**Exercise:** The lines to extract run from the first line of the material below to the line containing "low_marker = [28, 22, 30, 25, 43, 28, 32]", both included; leave the pictures behind.

**Information supplied:**
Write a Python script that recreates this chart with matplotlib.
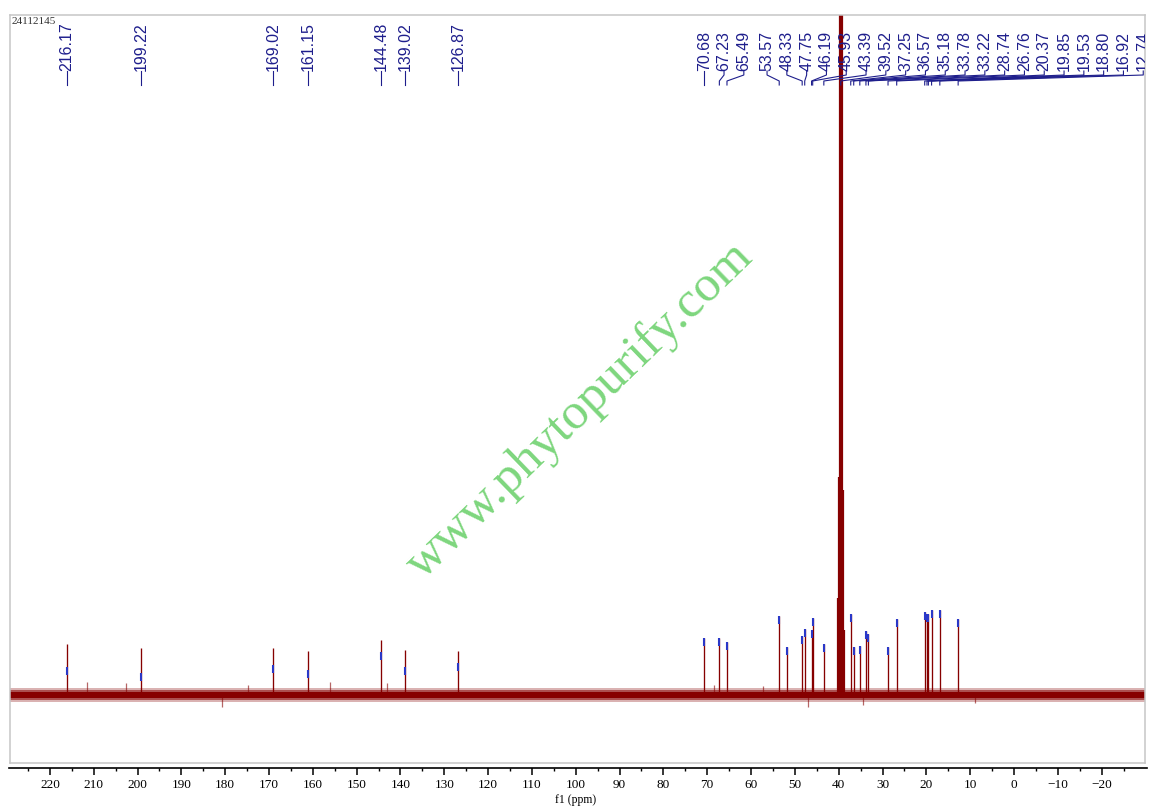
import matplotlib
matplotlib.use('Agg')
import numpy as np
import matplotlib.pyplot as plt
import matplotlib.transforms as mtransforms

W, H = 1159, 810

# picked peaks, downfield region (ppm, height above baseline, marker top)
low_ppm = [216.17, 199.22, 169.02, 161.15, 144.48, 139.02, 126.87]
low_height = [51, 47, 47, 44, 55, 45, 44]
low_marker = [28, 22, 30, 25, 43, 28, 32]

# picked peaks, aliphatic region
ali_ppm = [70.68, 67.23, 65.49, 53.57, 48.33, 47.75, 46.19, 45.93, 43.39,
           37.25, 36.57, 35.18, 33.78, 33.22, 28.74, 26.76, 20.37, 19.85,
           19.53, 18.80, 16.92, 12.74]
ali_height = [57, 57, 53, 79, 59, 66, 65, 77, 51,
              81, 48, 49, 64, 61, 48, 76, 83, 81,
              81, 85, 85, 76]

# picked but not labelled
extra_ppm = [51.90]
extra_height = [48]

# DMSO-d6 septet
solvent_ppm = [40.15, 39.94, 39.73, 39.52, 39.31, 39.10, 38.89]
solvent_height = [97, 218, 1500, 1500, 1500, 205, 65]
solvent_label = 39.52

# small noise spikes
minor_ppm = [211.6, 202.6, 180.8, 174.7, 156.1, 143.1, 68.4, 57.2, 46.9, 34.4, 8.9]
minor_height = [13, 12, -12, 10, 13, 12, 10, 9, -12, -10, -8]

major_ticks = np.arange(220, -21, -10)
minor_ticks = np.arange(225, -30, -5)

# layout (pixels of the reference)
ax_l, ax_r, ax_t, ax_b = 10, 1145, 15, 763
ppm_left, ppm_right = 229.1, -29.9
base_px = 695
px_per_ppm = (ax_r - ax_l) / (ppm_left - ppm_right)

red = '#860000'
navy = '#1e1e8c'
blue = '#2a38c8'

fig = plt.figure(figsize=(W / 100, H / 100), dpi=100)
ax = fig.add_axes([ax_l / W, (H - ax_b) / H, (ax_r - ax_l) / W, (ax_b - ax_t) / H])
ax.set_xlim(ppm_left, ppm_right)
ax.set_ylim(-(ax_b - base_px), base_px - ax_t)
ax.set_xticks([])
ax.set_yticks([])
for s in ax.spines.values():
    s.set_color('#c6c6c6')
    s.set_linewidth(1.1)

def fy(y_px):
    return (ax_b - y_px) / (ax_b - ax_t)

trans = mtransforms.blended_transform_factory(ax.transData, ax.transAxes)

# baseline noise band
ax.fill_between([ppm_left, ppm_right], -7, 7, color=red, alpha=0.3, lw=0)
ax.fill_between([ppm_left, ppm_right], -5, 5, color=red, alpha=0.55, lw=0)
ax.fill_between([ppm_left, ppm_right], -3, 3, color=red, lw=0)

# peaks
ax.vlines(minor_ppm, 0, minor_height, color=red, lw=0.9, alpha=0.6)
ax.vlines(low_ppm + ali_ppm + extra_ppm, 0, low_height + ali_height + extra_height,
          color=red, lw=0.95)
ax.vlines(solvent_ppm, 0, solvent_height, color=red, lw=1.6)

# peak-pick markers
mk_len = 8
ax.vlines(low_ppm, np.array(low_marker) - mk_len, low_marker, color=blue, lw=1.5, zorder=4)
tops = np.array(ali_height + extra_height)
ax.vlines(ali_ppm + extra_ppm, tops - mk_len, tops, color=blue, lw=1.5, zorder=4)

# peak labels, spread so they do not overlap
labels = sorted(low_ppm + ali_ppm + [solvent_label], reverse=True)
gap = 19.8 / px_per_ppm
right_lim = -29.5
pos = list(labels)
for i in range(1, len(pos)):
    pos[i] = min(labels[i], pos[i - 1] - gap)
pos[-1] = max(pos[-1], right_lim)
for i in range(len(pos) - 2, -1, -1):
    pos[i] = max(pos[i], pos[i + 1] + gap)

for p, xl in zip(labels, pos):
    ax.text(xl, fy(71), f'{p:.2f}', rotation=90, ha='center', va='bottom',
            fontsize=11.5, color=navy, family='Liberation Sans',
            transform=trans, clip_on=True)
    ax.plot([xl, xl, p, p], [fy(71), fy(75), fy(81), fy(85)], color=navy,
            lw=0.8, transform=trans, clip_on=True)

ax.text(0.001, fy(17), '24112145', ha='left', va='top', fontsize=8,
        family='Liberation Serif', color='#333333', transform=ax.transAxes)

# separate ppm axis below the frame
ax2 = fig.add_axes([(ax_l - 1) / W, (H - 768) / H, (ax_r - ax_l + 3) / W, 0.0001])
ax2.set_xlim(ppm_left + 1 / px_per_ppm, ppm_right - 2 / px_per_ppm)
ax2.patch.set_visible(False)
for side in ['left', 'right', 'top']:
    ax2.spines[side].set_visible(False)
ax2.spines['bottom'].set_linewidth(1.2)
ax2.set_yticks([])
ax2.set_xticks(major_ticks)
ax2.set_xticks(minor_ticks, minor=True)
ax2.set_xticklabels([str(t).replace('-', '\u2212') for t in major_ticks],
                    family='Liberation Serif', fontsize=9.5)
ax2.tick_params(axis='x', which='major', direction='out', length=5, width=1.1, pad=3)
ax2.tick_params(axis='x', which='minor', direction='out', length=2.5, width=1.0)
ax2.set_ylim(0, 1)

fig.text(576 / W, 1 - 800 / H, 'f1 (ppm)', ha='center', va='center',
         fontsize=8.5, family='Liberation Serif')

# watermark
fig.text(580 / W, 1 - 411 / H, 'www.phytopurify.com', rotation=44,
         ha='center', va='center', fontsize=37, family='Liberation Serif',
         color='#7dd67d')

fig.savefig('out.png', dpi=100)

**Finished task:**
Write a Python script that recreates this chart with matplotlib.
import matplotlib
matplotlib.use('Agg')
import numpy as np
import matplotlib.pyplot as plt
import matplotlib.transforms as mtransforms

W, H = 1159, 810

# picked peaks, downfield region (ppm, height above baseline, marker top)
low_ppm = [216.17, 199.22, 169.02, 161.15, 144.48, 139.02, 126.87]
low_height = [51, 47, 47, 44, 55, 45, 44]
low_marker = [28, 22, 30, 25, 43, 28, 32]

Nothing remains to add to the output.